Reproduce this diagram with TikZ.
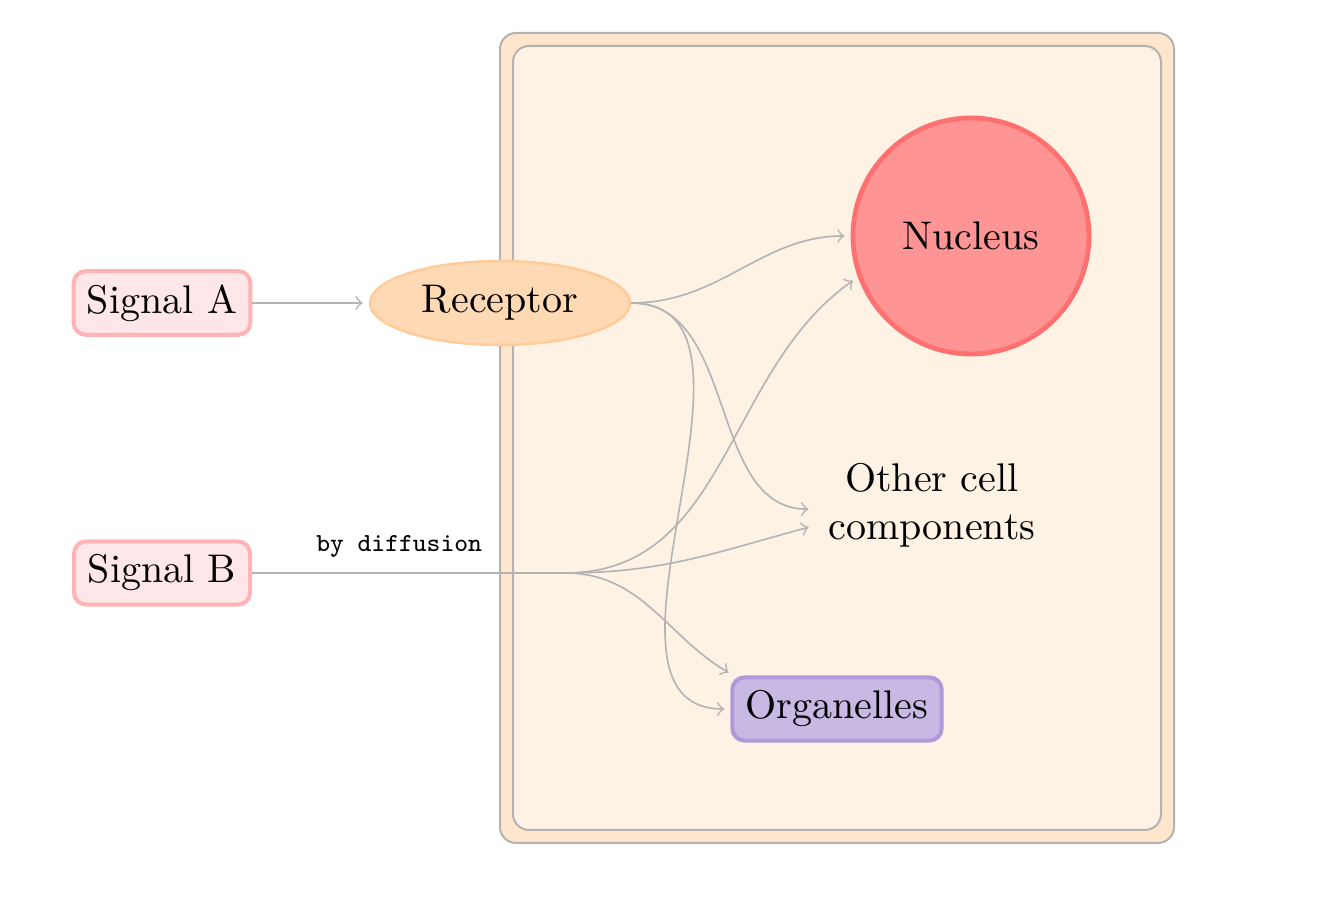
\documentclass[tikz,border=0pt]{standalone}
\usetikzlibrary{shapes.geometric}
\definecolor{conngray}{HTML}{B3B3B3}
\definecolor{cellfillA}{HTML}{FFE6CC}
\definecolor{cellfillB}{HTML}{FEF2E4}
\definecolor{sigfill}{HTML}{FFE6E8}
\definecolor{sigdraw}{HTML}{FFB3B5}
\definecolor{recfill}{HTML}{FFD9B3}
\definecolor{recdraw}{HTML}{FFCC99}
\definecolor{nucfill}{HTML}{FF9494}
\definecolor{nucdraw}{HTML}{FF7070}
\definecolor{orgfill}{HTML}{C8B8E4}
\definecolor{orgdraw}{HTML}{B099DA}
\begin{document}
\begin{tikzpicture}[x=0.25pt,y=-0.25pt,
  cellouter/.style={draw=conngray,line width=0.5pt,fill=cellfillA,rounded corners=4pt},
  cellinner/.style={draw=conngray,line width=0.5pt,fill=cellfillB,rounded corners=4pt},
  signal/.style={draw=sigdraw,fill=sigfill,line width=1pt,rounded corners=3pt,minimum width=44pt,minimum height=15pt},
  receptor/.style={ellipse,draw=recdraw,fill=recfill,line width=0.6pt,minimum width=65pt,minimum height=21pt,inner sep=0pt},
  nucleus/.style={circle,draw=nucdraw,fill=nucfill,line width=1.2pt,minimum size=59pt},
  organelle/.style={draw=orgdraw,fill=orgfill,line width=1pt,rounded corners=3pt,minimum width=52pt,minimum height=15pt},
  conn/.style={draw=conngray,line width=0.4pt},
  arr/.style={conn,->,shorten >=1.5pt},
  edgelabel/.style={font=\fontsize{6.5pt}{8pt}\selectfont\ttfamily}]
\useasboundingbox (0,0) rectangle (1332,908);
\draw[cellouter] (500,33) rectangle (1174,843);
\draw[cellinner] (513,46) rectangle (1161,830);
\coordinate (split) at (565,573);
\node[signal] (sigA) at (162,303) {Signal A};
\node[signal] (sigB) at (162,573) {Signal B};
\draw[conn] (sigB) -- node[pos=0.47,above=0.3pt,edgelabel]{by diffusion} (split);
\node[receptor] (rec) at (500,303) {Receptor};
\node[nucleus] (nuc) at (971,236) {Nucleus};
\node[align=center] (other) at (932,505) {Other cell\\components};
\node[organelle] (org) at (837,709) {Organelles};
\draw[arr] (sigA) -- (rec);
\draw[arr] (rec.east) to[out=0,in=180] (nuc.west);
\draw[arr] (rec.east) to[out=0,in=180] (other.182);
\draw[arr] (rec.east) to[out=0,in=180] (org.west);
\draw[arr] (split) to[out=0,in=215] (nuc.200);
\draw[arr] (split) to[out=0,in=195] (other.190);
\draw[arr] (split) to[out=0,in=150] (org.162);
\end{tikzpicture}
\end{document}
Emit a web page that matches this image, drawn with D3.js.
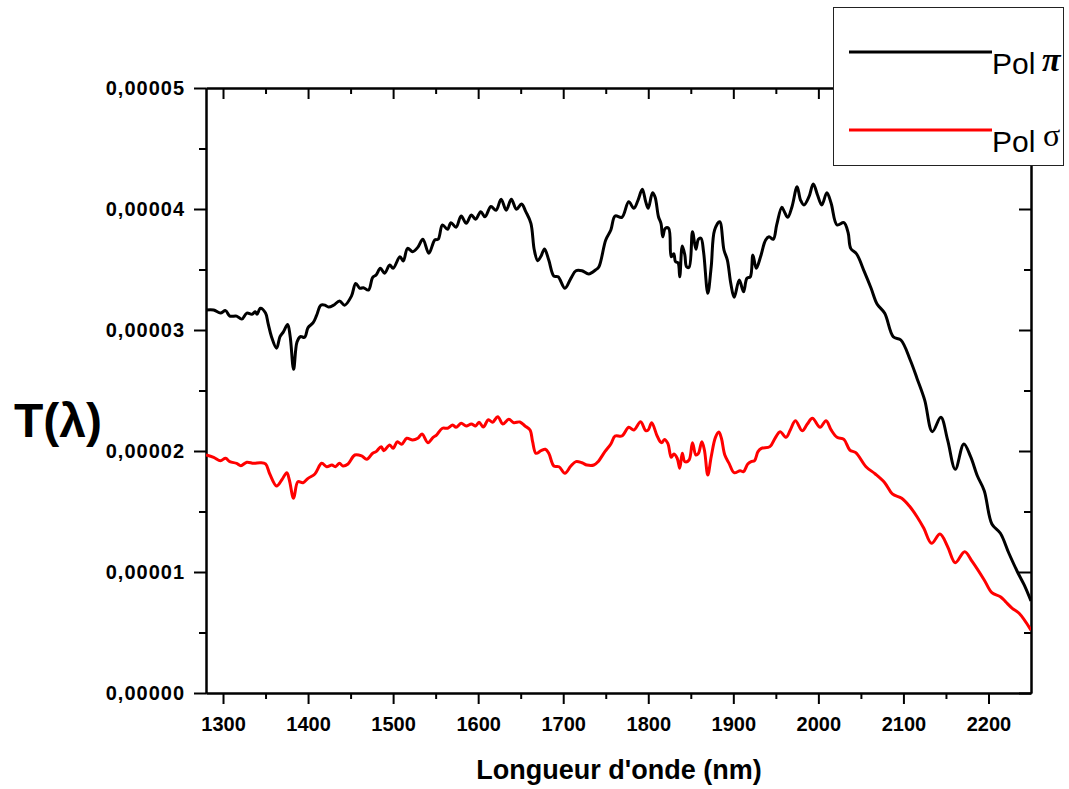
<!DOCTYPE html>
<html>
<head>
<meta charset="utf-8">
<script src="https://cdn.jsdelivr.net/npm/d3@7"></script>
<style>
  body { margin: 0; background: #fff; }
  svg { font-family: "Liberation Sans", Arial, sans-serif; }
</style>
</head>
<body>
<svg width="1069" height="789"></svg>
<script>
// values are read in units of 1e-5
const UNIT = 1e-5;

const piWl = [1280,1289,1297,1303,1308,1316,1322,1328,1334,1338,1340,1344,1350,1353,1357,1363,1367,1371,1376,1379,1383,1387,1391,1396,1400,1406,1410,1415,1420,1424,1430,1437,1443,1451,1456,1461,1465,1471,1476,1480,1485,1490,1496,1500,1508,1512,1517,1523,1529,1535,1542,1549,1553,1558,1564,1568,1574,1580,1586,1592,1597,1603,1608,1615,1621,1627,1633,1639,1645,1651,1656,1662,1666,1670,1674,1678,1683,1689,1694,1702,1709,1715,1722,1730,1738,1742,1750,1756,1761,1769,1777,1783,1788,1793,1797,1800,1805,1808,1812,1815,1817,1820,1824,1827,1830,1832,1835,1837,1840,1843,1845,1848,1852,1856,1859,1862,1865,1870,1874,1878,1884,1889,1893,1897,1901,1907,1912,1916,1920,1923,1927,1932,1938,1942,1947,1951,1957,1960,1964,1969,1975,1979,1983,1989,1994,1999,2004,2010,2015,2022,2030,2035,2038,2045,2054,2062,2069,2078,2088,2097,2108,2116,2125,2134,2144,2152,2161,2171,2179,2187,2195,2204,2214,2224,2234,2242,2250];
const piVal = [3.165,3.165,3.14,3.16,3.115,3.115,3.09,3.14,3.13,3.15,3.13,3.18,3.14,3.055,2.945,2.85,2.945,2.985,3.045,2.945,2.675,2.90,2.945,2.94,3.02,3.06,3.12,3.205,3.205,3.19,3.205,3.24,3.205,3.28,3.385,3.345,3.35,3.33,3.435,3.455,3.51,3.47,3.537,3.51,3.605,3.57,3.675,3.647,3.683,3.75,3.634,3.744,3.75,3.868,3.832,3.887,3.849,3.942,3.882,3.95,3.915,3.978,3.936,4.02,3.99,4.08,3.99,4.08,3.997,4.041,3.978,3.882,3.661,3.573,3.612,3.67,3.578,3.446,3.44,3.345,3.427,3.49,3.49,3.463,3.496,3.523,3.744,3.826,3.942,3.931,4.06,4.006,4.074,4.163,4.06,4.006,4.135,4.10,3.936,3.88,3.77,3.84,3.84,3.605,3.63,3.565,3.556,3.44,3.694,3.62,3.523,3.518,3.812,3.667,3.75,3.758,3.647,3.303,3.523,3.826,3.895,3.661,3.578,3.386,3.27,3.413,3.316,3.427,3.44,3.62,3.51,3.605,3.744,3.771,3.75,3.868,4.014,3.978,3.931,4.019,4.184,4.074,4.033,4.102,4.207,4.116,4.033,4.135,4.047,3.868,3.887,3.804,3.675,3.628,3.482,3.345,3.215,3.138,2.945,2.917,2.752,2.60,2.421,2.16,2.278,2.09,1.849,2.058,1.953,1.793,1.672,1.397,1.32,1.155,1.002,0.893,0.76];

const sigmaWl = [1280,1289,1297,1303,1308,1316,1321,1328,1336,1344,1350,1355,1363,1369,1375,1378,1383,1388,1394,1400,1408,1416,1422,1428,1432,1437,1441,1447,1455,1463,1469,1476,1480,1486,1489,1496,1500,1505,1510,1516,1523,1529,1534,1541,1547,1551,1558,1564,1570,1574,1580,1586,1592,1597,1601,1606,1612,1617,1623,1629,1636,1642,1649,1655,1661,1664,1668,1674,1679,1683,1689,1695,1702,1709,1715,1722,1728,1736,1741,1749,1756,1761,1769,1777,1783,1791,1797,1800,1804,1810,1814,1816,1819,1823,1827,1830,1834,1837,1840,1843,1848,1852,1856,1859,1863,1866,1870,1874,1879,1883,1886,1890,1895,1901,1908,1912,1917,1921,1925,1929,1933,1943,1949,1955,1962,1967,1973,1981,1987,1993,2002,2009,2015,2022,2030,2037,2044,2056,2067,2078,2087,2098,2107,2116,2124,2133,2143,2152,2161,2172,2181,2195,2204,2214,2220,2228,2236,2250];
const sigmaVal = [1.967,1.948,1.92,1.94,1.912,1.898,1.879,1.907,1.898,1.903,1.893,1.81,1.711,1.76,1.821,1.76,1.609,1.746,1.738,1.774,1.81,1.898,1.87,1.884,1.87,1.898,1.876,1.893,1.967,1.959,1.931,1.981,1.995,2.036,2.003,2.05,2.022,2.077,2.055,2.105,2.091,2.105,2.14,2.069,2.113,2.132,2.188,2.188,2.215,2.196,2.229,2.207,2.223,2.207,2.238,2.198,2.258,2.238,2.284,2.223,2.262,2.234,2.24,2.207,2.174,2.077,1.981,2.003,2.014,1.981,1.876,1.87,1.816,1.876,1.912,1.903,1.884,1.884,1.912,1.995,2.058,2.124,2.124,2.196,2.174,2.242,2.168,2.174,2.234,2.132,2.077,2.069,2.096,2.063,1.948,1.975,1.94,1.857,1.981,1.912,1.926,2.069,1.967,1.981,2.077,2.008,1.802,1.953,2.113,2.157,2.105,1.967,1.898,1.821,1.837,1.829,1.893,1.912,1.92,1.995,2.022,2.036,2.105,2.16,2.113,2.174,2.25,2.168,2.223,2.27,2.196,2.25,2.174,2.113,2.096,2.008,1.986,1.87,1.81,1.738,1.645,1.609,1.545,1.457,1.361,1.237,1.314,1.209,1.077,1.168,1.085,0.934,0.829,0.796,0.755,0.70,0.659,0.52];

const xTicks = [1300,1400,1500,1600,1700,1800,1900,2000,2100,2200];
const yTicks = [0,1,2,3,4,5];

const svg = d3.select("svg");
const plotLeft = 206, plotRight = 1031, plotTop = 88, plotBottom = 693;

const x = d3.scaleLinear().domain([1280, 2250]).range([plotLeft, plotRight]);
const y = d3.scaleLinear().domain([0, 5 * UNIT]).range([plotBottom, plotTop]);

const fmt = v => d3.format(".5f")(v).replace(".", ",");

// minor ticks
const xMinor = d3.range(1300, 2250, 50).filter(v => v % 100 !== 0);
const yMinor = [0.5,1.5,2.5,3.5,4.5].map(v => v * UNIT);

function styleAxis(g) {
  g.select(".domain").attr("stroke", "#000").attr("stroke-width", 2);
  g.selectAll(".tick line").attr("stroke", "#000").attr("stroke-width", 2);
}

// bottom
svg.append("g").attr("transform", `translate(0,${plotBottom})`)
  .call(d3.axisBottom(x).tickValues(xMinor).tickSize(6).tickFormat("").tickSizeOuter(0))
  .call(styleAxis);
const xg = svg.append("g").attr("transform", `translate(0,${plotBottom})`)
  .call(d3.axisBottom(x).tickValues(xTicks).tickSize(11).tickPadding(13)
    .tickFormat(d3.format("d")).tickSizeOuter(0))
  .call(styleAxis);
xg.selectAll("text").attr("font-size", 20).attr("font-weight", "bold")
  .attr("font-family", "Liberation Sans, Arial, sans-serif").attr("fill", "#000");

// top
svg.append("g").attr("transform", `translate(0,${plotTop})`)
  .call(d3.axisTop(x).tickValues(xMinor).tickSize(-6).tickFormat("").tickSizeOuter(0))
  .call(styleAxis);
svg.append("g").attr("transform", `translate(0,${plotTop})`)
  .call(d3.axisTop(x).tickValues(xTicks).tickSize(-11).tickFormat("").tickSizeOuter(0))
  .call(styleAxis);

// left
svg.append("g").attr("transform", `translate(${plotLeft},0)`)
  .call(d3.axisLeft(y).tickValues(yMinor).tickSize(7).tickFormat("").tickSizeOuter(0))
  .call(styleAxis);
const yg = svg.append("g").attr("transform", `translate(${plotLeft},0)`)
  .call(d3.axisLeft(y).tickValues(yTicks.map(v => v * UNIT)).tickSize(12).tickPadding(9)
    .tickFormat(fmt).tickSizeOuter(0))
  .call(styleAxis);
yg.selectAll("text").attr("font-size", 20).attr("font-weight", "bold")
  .attr("letter-spacing", "1px")
  .attr("font-family", "Liberation Sans, Arial, sans-serif").attr("fill", "#000");

// right
svg.append("g").attr("transform", `translate(${plotRight},0)`)
  .call(d3.axisRight(y).tickValues(yMinor).tickSize(-7).tickFormat("").tickSizeOuter(0))
  .call(styleAxis);
svg.append("g").attr("transform", `translate(${plotRight},0)`)
  .call(d3.axisRight(y).tickValues(yTicks.map(v => v * UNIT)).tickSize(-12).tickFormat("").tickSizeOuter(0))
  .call(styleAxis);

// clip
svg.append("clipPath").attr("id", "clip")
  .append("rect").attr("x", plotLeft).attr("y", plotTop)
  .attr("width", plotRight - plotLeft).attr("height", plotBottom - plotTop);

const line = d3.line()
  .x(d => x(d[0]))
  .y(d => y(d[1] * UNIT))
  .curve(d3.curveCatmullRom.alpha(0.5));

const plot = svg.append("g").attr("clip-path", "url(#clip)");
plot.append("path")
  .datum(d3.zip(sigmaWl, sigmaVal))
  .attr("d", line).attr("fill", "none").attr("stroke", "#ff0000").attr("stroke-width", 3)
  .attr("stroke-linejoin", "round");
plot.append("path")
  .datum(d3.zip(piWl, piVal))
  .attr("d", line).attr("fill", "none").attr("stroke", "#000").attr("stroke-width", 3)
  .attr("stroke-linejoin", "round");

// axis titles
svg.append("text").attr("x", 619).attr("y", 779).attr("text-anchor", "middle")
  .attr("font-size", 27).attr("font-weight", "bold").text("Longueur d'onde (nm)");
svg.append("text").attr("x", 58).attr("y", 437).attr("text-anchor", "middle")
  .attr("font-size", 48).attr("font-weight", "bold").text("T(λ)");

// legend
const leg = svg.append("g");
leg.append("rect").attr("x", 833.5).attr("y", 7.5).attr("width", 230).attr("height", 158)
  .attr("fill", "#fff").attr("stroke", "#222").attr("stroke-width", 1);
leg.append("line").attr("x1", 849).attr("x2", 992).attr("y1", 52).attr("y2", 52)
  .attr("stroke", "#000").attr("stroke-width", 3);
leg.append("line").attr("x1", 849).attr("x2", 992).attr("y1", 130).attr("y2", 130)
  .attr("stroke", "#ff0000").attr("stroke-width", 3);
leg.append("text").attr("x", 992).attr("y", 74).attr("font-size", 30).text("Pol");
leg.append("text").attr("x", 1042).attr("y", 71).attr("font-size", 34).attr("font-weight", "bold")
  .attr("font-style", "italic").attr("font-family", "Liberation Serif, serif").text("π");
leg.append("text").attr("x", 1043).attr("y", 146).attr("font-size", 32)
  .attr("font-family", "Liberation Serif, serif").text("σ");
leg.append("text").attr("x", 992).attr("y", 152).attr("font-size", 30).text("Pol");
</script>
</body>
</html>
----------------
Repeat, with no pictures, exactly the lines from the one containing "Emit a web page" through the one containing "const UNIT = 1e-5;", the first and last included.

Emit a web page that matches this image, drawn with D3.js.
<!DOCTYPE html>
<html>
<head>
<meta charset="utf-8">
<script src="https://cdn.jsdelivr.net/npm/d3@7"></script>
<style>
  body { margin: 0; background: #fff; }
  svg { font-family: "Liberation Sans", Arial, sans-serif; }
</style>
</head>
<body>
<svg width="1069" height="789"></svg>
<script>
// values are read in units of 1e-5
const UNIT = 1e-5;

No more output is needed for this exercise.